■ **Task**: Leave out the pictures and transcribe everything else exactly.

• • • • • • •

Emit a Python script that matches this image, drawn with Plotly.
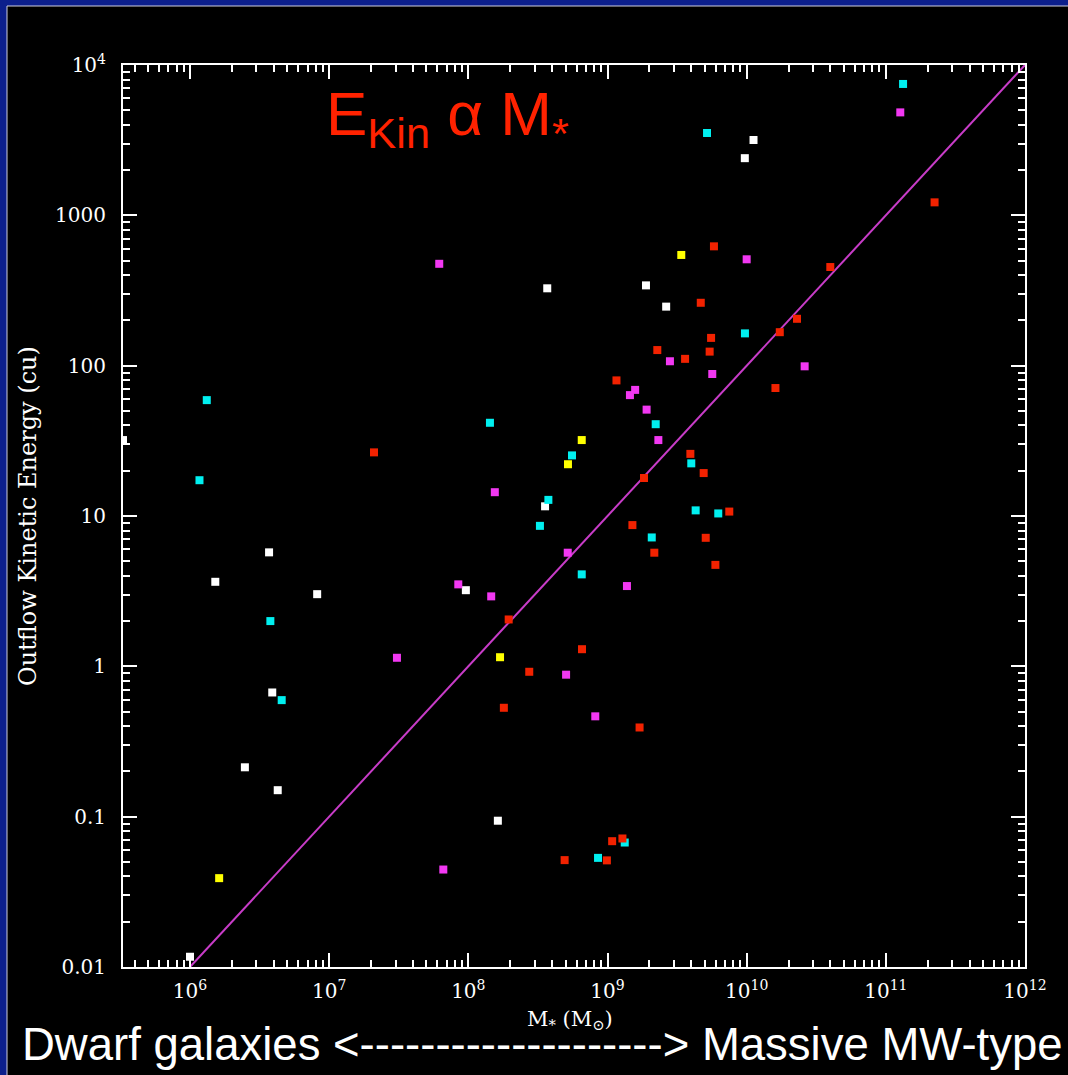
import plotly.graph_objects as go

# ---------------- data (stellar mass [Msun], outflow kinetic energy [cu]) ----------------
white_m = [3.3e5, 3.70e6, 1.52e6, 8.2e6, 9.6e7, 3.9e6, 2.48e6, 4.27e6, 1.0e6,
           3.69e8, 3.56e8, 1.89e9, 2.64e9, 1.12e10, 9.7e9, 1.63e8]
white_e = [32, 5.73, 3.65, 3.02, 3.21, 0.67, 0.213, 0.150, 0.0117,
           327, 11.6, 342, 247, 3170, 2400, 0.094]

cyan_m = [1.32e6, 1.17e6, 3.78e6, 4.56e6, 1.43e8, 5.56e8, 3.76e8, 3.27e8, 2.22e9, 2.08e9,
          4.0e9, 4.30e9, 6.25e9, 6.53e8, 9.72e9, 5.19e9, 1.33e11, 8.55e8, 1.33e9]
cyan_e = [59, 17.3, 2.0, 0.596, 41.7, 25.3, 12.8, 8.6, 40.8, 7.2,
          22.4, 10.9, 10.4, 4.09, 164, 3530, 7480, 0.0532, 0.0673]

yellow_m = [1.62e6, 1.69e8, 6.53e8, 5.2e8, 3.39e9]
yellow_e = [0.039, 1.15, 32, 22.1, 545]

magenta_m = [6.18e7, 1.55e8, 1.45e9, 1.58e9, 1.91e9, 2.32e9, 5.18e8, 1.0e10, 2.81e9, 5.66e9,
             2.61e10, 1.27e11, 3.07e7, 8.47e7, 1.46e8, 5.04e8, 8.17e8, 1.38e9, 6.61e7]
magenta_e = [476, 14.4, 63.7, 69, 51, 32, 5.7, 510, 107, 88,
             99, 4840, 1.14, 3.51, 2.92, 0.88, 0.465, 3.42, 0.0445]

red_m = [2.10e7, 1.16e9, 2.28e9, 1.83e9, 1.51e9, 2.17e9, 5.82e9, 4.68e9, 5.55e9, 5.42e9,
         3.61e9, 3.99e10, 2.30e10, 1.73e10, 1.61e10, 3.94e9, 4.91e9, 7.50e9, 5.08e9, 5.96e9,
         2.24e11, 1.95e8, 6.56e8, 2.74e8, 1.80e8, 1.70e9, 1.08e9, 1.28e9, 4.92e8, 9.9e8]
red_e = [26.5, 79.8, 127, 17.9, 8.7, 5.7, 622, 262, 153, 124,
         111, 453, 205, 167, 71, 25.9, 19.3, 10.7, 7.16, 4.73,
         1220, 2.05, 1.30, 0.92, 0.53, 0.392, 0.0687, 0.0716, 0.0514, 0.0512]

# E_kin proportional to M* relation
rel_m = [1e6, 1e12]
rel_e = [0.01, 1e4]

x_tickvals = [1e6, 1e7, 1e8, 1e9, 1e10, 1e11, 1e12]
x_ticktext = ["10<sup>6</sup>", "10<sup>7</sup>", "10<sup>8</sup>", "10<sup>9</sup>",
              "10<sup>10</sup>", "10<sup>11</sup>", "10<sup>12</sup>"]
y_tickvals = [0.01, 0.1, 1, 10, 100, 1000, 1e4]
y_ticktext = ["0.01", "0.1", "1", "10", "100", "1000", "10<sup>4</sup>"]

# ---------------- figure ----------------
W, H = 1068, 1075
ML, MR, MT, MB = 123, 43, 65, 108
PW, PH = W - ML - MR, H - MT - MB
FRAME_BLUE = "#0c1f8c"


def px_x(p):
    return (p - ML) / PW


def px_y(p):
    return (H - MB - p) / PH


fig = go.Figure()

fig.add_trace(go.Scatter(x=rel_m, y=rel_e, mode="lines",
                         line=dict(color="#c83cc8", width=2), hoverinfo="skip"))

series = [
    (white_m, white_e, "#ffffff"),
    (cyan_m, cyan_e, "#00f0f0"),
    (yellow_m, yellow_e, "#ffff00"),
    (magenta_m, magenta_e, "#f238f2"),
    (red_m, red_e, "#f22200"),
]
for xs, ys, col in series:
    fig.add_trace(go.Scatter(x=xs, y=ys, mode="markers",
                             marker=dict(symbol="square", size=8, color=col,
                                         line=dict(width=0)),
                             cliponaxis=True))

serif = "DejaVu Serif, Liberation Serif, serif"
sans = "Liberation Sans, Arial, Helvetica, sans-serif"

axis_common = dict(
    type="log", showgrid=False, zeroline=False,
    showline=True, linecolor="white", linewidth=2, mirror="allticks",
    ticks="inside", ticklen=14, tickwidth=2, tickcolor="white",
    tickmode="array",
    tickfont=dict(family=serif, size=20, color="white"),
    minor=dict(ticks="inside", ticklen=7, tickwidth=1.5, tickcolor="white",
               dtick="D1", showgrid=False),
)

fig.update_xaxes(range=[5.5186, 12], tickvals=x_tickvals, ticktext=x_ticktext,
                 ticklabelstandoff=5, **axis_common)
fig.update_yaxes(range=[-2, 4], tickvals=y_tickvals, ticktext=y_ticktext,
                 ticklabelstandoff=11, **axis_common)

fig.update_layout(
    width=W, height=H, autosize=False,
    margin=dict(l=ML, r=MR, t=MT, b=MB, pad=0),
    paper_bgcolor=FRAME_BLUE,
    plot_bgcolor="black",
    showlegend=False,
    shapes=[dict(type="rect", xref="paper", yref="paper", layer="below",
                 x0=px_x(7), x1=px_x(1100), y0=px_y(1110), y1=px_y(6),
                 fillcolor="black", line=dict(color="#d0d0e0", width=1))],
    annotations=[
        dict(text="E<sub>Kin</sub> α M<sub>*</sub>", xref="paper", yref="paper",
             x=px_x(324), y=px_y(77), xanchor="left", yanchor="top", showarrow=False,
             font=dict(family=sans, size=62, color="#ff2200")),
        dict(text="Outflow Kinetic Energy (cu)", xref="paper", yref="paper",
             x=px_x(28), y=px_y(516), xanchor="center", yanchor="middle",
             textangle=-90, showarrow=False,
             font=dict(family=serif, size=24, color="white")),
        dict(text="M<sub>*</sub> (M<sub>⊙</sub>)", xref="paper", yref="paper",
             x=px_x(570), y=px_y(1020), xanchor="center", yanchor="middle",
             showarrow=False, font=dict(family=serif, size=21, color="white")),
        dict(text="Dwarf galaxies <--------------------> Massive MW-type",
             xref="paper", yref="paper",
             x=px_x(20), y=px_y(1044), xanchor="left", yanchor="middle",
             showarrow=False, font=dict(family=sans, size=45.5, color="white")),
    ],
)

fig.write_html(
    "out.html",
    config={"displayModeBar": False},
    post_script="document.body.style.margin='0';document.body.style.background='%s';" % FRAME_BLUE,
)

• • • • • • •

■ **Written solution**:
Emit a Python script that matches this image, drawn with Plotly.
import plotly.graph_objects as go

# ---------------- data (stellar mass [Msun], outflow kinetic energy [cu]) ----------------
white_m = [3.3e5, 3.70e6, 1.52e6, 8.2e6, 9.6e7, 3.9e6, 2.48e6, 4.27e6, 1.0e6,
           3.69e8, 3.56e8, 1.89e9, 2.64e9, 1.12e10, 9.7e9, 1.63e8]
white_e = [32, 5.73, 3.65, 3.02, 3.21, 0.67, 0.213, 0.150, 0.0117,
           327, 11.6, 342, 247, 3170, 2400, 0.094]

cyan_m = [1.32e6, 1.17e6, 3.78e6, 4.56e6, 1.43e8, 5.56e8, 3.76e8, 3.27e8, 2.22e9, 2.08e9,
          4.0e9, 4.30e9, 6.25e9, 6.53e8, 9.72e9, 5.19e9, 1.33e11, 8.55e8, 1.33e9]
cyan_e = [59, 17.3, 2.0, 0.596, 41.7, 25.3, 12.8, 8.6, 40.8, 7.2,
          22.4, 10.9, 10.4, 4.09, 164, 3530, 7480, 0.0532, 0.0673]

yellow_m = [1.62e6, 1.69e8, 6.53e8, 5.2e8, 3.39e9]
yellow_e = [0.039, 1.15, 32, 22.1, 545]

magenta_m = [6.18e7, 1.55e8, 1.45e9, 1.58e9, 1.91e9, 2.32e9, 5.18e8, 1.0e10, 2.81e9, 5.66e9,
             2.61e10, 1.27e11, 3.07e7, 8.47e7, 1.46e8, 5.04e8, 8.17e8, 1.38e9, 6.61e7]
magenta_e = [476, 14.4, 63.7, 69, 51, 32, 5.7, 510, 107, 88,
             99, 4840, 1.14, 3.51, 2.92, 0.88, 0.465, 3.42, 0.0445]

red_m = [2.10e7, 1.16e9, 2.28e9, 1.83e9, 1.51e9, 2.17e9, 5.82e9, 4.68e9, 5.55e9, 5.42e9,
         3.61e9, 3.99e10, 2.30e10, 1.73e10, 1.61e10, 3.94e9, 4.91e9, 7.50e9, 5.08e9, 5.96e9,
         2.24e11, 1.95e8, 6.56e8, 2.74e8, 1.80e8, 1.70e9, 1.08e9, 1.28e9, 4.92e8, 9.9e8]
red_e = [26.5, 79.8, 127, 17.9, 8.7, 5.7, 622, 262, 153, 124,
         111, 453, 205, 167, 71, 25.9, 19.3, 10.7, 7.16, 4.73,
         1220, 2.05, 1.30, 0.92, 0.53, 0.392, 0.0687, 0.0716, 0.0514, 0.0512]

# E_kin proportional to M* relation
rel_m = [1e6, 1e12]
rel_e = [0.01, 1e4]

x_tickvals = [1e6, 1e7, 1e8, 1e9, 1e10, 1e11, 1e12]
x_ticktext = ["10<sup>6</sup>", "10<sup>7</sup>", "10<sup>8</sup>", "10<sup>9</sup>",
              "10<sup>10</sup>", "10<sup>11</sup>", "10<sup>12</sup>"]
y_tickvals = [0.01, 0.1, 1, 10, 100, 1000, 1e4]
y_ticktext = ["0.01", "0.1", "1", "10", "100", "1000", "10<sup>4</sup>"]

# ---------------- figure ----------------
W, H = 1068, 1075
ML, MR, MT, MB = 123, 43, 65, 108
PW, PH = W - ML - MR, H - MT - MB
FRAME_BLUE = "#0c1f8c"


def px_x(p):
    return (p - ML) / PW


def px_y(p):
    return (H - MB - p) / PH


fig = go.Figure()

fig.add_trace(go.Scatter(x=rel_m, y=rel_e, mode="lines",
                         line=dict(color="#c83cc8", width=2), hoverinfo="skip"))

series = [
    (white_m, white_e, "#ffffff"),
    (cyan_m, cyan_e, "#00f0f0"),
    (yellow_m, yellow_e, "#ffff00"),
    (magenta_m, magenta_e, "#f238f2"),
    (red_m, red_e, "#f22200"),
]
for xs, ys, col in series:
    fig.add_trace(go.Scatter(x=xs, y=ys, mode="markers",
                             marker=dict(symbol="square", size=8, color=col,
                                         line=dict(width=0)),
                             cliponaxis=True))

serif = "DejaVu Serif, Liberation Serif, serif"
sans = "Liberation Sans, Arial, Helvetica, sans-serif"

axis_common = dict(
    type="log", showgrid=False, zeroline=False,
    showline=True, linecolor="white", linewidth=2, mirror="allticks",
    ticks="inside", ticklen=14, tickwidth=2, tickcolor="white",
    tickmode="array",
    tickfont=dict(family=serif, size=20, color="white"),
    minor=dict(ticks="inside", ticklen=7, tickwidth=1.5, tickcolor="white",
               dtick="D1", showgrid=False),
)

fig.update_xaxes(range=[5.5186, 12], tickvals=x_tickvals, ticktext=x_ticktext,
                 ticklabelstandoff=5, **axis_common)
fig.update_yaxes(range=[-2, 4], tickvals=y_tickvals, ticktext=y_ticktext,
                 ticklabelstandoff=11, **axis_common)

fig.update_layout(
    width=W, height=H, autosize=False,
    margin=dict(l=ML, r=MR, t=MT, b=MB, pad=0),
    paper_bgcolor=FRAME_BLUE,
    plot_bgcolor="black",
    showlegend=False,
    shapes=[dict(type="rect", xref="paper", yref="paper", layer="below",
                 x0=px_x(7), x1=px_x(1100), y0=px_y(1110), y1=px_y(6),
                 fillcolor="black", line=dict(color="#d0d0e0", width=1))],
    annotations=[
        dict(text="E<sub>Kin</sub> α M<sub>*</sub>", xref="paper", yref="paper",
             x=px_x(324), y=px_y(77), xanchor="left", yanchor="top", showarrow=False,
             font=dict(family=sans, size=62, color="#ff2200")),
        dict(text="Outflow Kinetic Energy (cu)", xref="paper", yref="paper",
             x=px_x(28), y=px_y(516), xanchor="center", yanchor="middle",
             textangle=-90, showarrow=False,
             font=dict(family=serif, size=24, color="white")),
        dict(text="M<sub>*</sub> (M<sub>⊙</sub>)", xref="paper", yref="paper",
             x=px_x(570), y=px_y(1020), xanchor="center", yanchor="middle",
             showarrow=False, font=dict(family=serif, size=21, color="white")),
        dict(text="Dwarf galaxies <--------------------> Massive MW-type",
             xref="paper", yref="paper",
             x=px_x(20), y=px_y(1044), xanchor="left", yanchor="middle",
             showarrow=False, font=dict(family=sans, size=45.5, color="white")),
    ],
)

fig.write_html(
    "out.html",
    config={"displayModeBar": False},
    post_script="document.body.style.margin='0';document.body.style.background='%s';" % FRAME_BLUE,
)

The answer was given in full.